START INPUT RECORDS

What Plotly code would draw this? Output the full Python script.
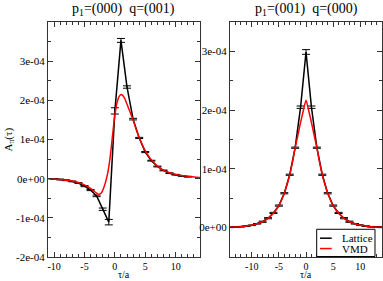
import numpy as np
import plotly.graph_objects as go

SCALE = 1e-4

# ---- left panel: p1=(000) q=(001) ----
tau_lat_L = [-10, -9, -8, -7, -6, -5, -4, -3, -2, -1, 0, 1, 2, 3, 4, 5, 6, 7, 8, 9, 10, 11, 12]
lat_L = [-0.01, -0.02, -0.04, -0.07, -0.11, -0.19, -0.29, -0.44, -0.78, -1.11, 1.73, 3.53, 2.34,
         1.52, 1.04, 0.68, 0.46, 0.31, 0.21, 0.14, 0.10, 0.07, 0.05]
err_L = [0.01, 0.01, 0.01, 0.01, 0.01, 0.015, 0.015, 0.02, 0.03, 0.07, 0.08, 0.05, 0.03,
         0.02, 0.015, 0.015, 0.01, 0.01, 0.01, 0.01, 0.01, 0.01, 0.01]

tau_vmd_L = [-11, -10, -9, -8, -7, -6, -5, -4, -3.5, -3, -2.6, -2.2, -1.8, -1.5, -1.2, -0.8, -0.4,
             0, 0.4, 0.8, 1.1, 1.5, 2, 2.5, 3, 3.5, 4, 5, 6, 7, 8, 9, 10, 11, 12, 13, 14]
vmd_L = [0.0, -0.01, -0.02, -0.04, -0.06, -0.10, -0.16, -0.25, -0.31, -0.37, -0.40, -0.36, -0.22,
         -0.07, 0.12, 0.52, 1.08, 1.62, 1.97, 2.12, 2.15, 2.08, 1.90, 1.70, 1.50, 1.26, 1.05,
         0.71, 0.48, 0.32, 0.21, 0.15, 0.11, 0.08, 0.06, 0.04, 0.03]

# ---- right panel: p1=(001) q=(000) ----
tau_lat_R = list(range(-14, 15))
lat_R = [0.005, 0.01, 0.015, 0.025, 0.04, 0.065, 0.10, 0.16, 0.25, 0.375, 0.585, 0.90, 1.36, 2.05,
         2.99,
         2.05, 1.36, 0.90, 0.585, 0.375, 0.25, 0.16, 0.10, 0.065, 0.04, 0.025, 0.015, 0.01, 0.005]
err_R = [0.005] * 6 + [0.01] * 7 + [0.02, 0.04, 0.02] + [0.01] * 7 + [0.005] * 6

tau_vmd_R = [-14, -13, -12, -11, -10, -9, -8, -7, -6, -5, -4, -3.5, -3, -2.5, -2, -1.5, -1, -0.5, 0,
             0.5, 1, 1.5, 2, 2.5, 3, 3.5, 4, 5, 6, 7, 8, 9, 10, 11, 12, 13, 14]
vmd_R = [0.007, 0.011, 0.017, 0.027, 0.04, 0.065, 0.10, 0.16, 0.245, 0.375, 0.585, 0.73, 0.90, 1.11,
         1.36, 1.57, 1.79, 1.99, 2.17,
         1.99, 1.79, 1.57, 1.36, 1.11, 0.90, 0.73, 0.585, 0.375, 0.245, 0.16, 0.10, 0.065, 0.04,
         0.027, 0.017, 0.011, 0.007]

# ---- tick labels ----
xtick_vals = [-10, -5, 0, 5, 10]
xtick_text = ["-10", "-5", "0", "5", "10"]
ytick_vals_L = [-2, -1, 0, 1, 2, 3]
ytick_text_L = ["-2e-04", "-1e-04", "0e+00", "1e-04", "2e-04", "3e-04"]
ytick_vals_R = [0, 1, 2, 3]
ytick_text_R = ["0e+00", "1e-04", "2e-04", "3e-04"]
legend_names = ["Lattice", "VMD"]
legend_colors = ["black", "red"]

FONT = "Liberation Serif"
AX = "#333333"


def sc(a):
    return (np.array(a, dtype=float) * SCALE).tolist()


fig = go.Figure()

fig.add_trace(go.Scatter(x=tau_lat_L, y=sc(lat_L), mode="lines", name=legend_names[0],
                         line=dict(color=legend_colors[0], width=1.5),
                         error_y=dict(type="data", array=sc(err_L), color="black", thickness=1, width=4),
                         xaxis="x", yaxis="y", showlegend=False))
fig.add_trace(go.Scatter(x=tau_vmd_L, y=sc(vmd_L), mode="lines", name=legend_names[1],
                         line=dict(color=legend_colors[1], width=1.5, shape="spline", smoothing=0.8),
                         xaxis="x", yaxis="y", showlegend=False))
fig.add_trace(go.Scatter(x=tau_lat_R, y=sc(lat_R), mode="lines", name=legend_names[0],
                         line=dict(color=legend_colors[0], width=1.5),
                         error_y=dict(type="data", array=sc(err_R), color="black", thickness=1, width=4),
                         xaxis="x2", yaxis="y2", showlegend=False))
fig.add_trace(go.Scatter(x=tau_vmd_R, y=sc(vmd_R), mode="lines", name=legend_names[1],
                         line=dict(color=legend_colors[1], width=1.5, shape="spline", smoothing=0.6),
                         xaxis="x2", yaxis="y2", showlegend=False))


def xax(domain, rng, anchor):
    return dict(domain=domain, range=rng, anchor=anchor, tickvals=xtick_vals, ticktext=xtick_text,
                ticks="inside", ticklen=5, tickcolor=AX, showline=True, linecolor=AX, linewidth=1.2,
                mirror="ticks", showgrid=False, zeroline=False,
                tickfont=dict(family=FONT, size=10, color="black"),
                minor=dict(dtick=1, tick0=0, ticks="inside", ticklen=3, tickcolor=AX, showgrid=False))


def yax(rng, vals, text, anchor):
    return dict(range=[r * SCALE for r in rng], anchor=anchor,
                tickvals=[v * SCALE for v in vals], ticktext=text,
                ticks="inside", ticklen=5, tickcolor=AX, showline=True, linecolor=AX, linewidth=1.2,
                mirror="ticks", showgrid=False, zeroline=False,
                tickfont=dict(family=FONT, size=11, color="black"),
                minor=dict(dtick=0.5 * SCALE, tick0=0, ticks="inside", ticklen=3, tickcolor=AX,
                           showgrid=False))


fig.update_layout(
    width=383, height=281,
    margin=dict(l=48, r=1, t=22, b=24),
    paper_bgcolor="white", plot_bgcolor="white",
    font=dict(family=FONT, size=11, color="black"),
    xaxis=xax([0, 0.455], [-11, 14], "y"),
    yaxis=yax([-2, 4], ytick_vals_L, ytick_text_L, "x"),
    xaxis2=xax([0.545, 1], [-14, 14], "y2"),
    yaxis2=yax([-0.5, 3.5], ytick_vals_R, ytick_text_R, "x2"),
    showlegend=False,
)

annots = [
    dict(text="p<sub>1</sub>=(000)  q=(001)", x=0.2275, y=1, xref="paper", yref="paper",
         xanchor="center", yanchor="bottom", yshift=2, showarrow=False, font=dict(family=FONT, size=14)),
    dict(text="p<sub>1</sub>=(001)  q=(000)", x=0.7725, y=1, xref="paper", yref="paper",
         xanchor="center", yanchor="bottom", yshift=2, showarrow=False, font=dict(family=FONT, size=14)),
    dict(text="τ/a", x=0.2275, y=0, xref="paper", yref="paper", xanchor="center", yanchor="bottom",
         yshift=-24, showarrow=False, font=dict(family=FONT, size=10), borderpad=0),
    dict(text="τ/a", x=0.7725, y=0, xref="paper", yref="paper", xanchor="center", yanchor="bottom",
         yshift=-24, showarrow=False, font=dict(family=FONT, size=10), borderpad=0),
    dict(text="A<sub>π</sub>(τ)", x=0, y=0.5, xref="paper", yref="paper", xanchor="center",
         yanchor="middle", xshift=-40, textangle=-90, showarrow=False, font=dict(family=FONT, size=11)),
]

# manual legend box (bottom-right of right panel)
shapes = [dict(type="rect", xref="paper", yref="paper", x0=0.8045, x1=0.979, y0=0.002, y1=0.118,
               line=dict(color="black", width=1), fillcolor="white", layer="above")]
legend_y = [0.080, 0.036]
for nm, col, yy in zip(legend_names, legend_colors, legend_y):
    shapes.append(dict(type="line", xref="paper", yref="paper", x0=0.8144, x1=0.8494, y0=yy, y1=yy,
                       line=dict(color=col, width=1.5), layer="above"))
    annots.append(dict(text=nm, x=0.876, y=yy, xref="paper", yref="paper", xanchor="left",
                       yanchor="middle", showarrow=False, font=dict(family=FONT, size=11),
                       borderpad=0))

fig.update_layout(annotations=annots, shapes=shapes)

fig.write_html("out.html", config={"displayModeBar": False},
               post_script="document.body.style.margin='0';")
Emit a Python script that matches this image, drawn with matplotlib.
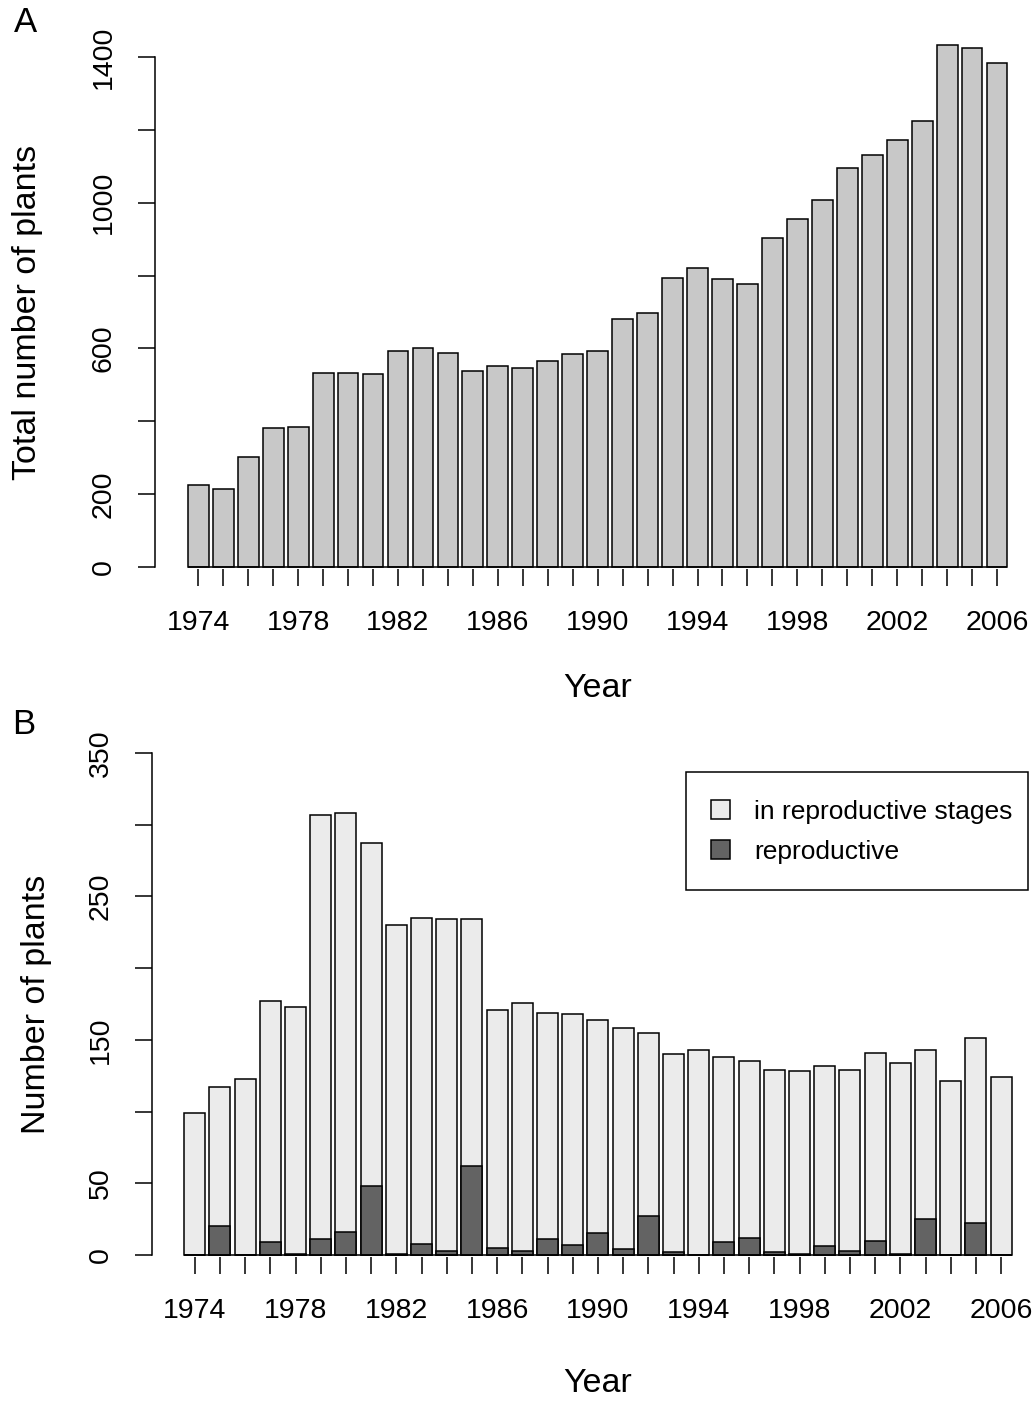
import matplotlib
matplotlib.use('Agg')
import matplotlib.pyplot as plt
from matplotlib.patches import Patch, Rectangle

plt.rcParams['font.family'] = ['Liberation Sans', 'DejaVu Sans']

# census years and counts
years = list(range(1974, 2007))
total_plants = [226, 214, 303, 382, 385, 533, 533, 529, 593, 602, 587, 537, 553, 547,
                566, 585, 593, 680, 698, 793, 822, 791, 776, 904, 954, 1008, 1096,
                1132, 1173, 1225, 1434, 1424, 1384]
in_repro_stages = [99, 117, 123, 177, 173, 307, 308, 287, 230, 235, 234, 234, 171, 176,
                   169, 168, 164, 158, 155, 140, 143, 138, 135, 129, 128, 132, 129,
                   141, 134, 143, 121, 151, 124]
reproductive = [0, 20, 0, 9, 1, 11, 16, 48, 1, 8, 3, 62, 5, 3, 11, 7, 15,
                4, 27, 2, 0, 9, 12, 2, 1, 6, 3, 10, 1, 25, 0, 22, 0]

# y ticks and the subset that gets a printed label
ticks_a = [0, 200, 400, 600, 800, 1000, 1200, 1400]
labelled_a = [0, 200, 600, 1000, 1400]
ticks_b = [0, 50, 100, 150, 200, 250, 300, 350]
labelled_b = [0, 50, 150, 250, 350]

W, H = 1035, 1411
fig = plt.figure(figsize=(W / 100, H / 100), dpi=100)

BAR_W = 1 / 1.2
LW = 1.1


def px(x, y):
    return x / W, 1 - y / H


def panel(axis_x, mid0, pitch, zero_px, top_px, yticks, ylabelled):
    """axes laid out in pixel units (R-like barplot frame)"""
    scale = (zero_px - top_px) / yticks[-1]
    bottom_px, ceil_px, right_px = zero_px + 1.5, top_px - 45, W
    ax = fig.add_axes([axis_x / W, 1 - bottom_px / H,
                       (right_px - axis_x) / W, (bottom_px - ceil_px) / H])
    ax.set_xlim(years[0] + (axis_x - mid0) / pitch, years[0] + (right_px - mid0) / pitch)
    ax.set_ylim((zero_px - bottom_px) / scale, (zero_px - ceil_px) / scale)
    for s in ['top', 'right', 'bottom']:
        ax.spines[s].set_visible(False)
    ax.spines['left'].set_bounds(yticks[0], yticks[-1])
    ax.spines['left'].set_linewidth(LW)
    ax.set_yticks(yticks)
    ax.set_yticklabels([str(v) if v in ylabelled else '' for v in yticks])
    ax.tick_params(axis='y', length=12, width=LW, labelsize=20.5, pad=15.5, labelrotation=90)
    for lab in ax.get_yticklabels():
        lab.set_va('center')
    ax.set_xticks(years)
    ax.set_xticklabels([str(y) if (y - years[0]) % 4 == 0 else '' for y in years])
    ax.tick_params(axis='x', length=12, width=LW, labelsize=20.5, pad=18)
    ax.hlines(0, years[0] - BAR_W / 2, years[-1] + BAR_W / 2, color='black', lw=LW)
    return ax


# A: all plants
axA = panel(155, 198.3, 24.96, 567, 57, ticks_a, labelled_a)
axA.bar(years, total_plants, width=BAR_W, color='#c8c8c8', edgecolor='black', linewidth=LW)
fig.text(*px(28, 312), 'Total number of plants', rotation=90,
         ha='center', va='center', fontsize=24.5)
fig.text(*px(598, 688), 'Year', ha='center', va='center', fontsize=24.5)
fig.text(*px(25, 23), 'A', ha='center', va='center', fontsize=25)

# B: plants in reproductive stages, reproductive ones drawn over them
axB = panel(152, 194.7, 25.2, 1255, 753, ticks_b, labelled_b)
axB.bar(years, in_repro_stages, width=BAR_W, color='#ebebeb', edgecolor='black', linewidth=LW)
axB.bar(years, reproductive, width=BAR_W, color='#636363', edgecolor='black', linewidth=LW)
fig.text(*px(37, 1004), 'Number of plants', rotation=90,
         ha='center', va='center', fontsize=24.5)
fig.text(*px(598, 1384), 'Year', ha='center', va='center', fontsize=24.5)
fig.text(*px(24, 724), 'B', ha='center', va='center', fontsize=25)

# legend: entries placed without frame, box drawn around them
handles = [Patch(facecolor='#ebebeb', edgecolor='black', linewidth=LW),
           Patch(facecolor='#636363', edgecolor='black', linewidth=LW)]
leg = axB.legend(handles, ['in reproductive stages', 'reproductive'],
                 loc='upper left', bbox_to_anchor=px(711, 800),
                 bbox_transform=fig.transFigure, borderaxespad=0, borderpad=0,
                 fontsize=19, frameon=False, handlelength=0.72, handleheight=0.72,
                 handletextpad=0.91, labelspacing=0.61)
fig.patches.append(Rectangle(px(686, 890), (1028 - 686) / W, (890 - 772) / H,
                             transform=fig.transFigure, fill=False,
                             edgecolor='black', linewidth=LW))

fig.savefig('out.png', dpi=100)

END INPUT RECORDS

SHORT PROBLEM
All lines from the start of the entries above through the line containing "SCALE = 1e-4" are to be given again exactly; the pictures are not.

SOLUTION TO THIS PROBLEM
What Plotly code would draw this? Output the full Python script.
import numpy as np
import plotly.graph_objects as go

SCALE = 1e-4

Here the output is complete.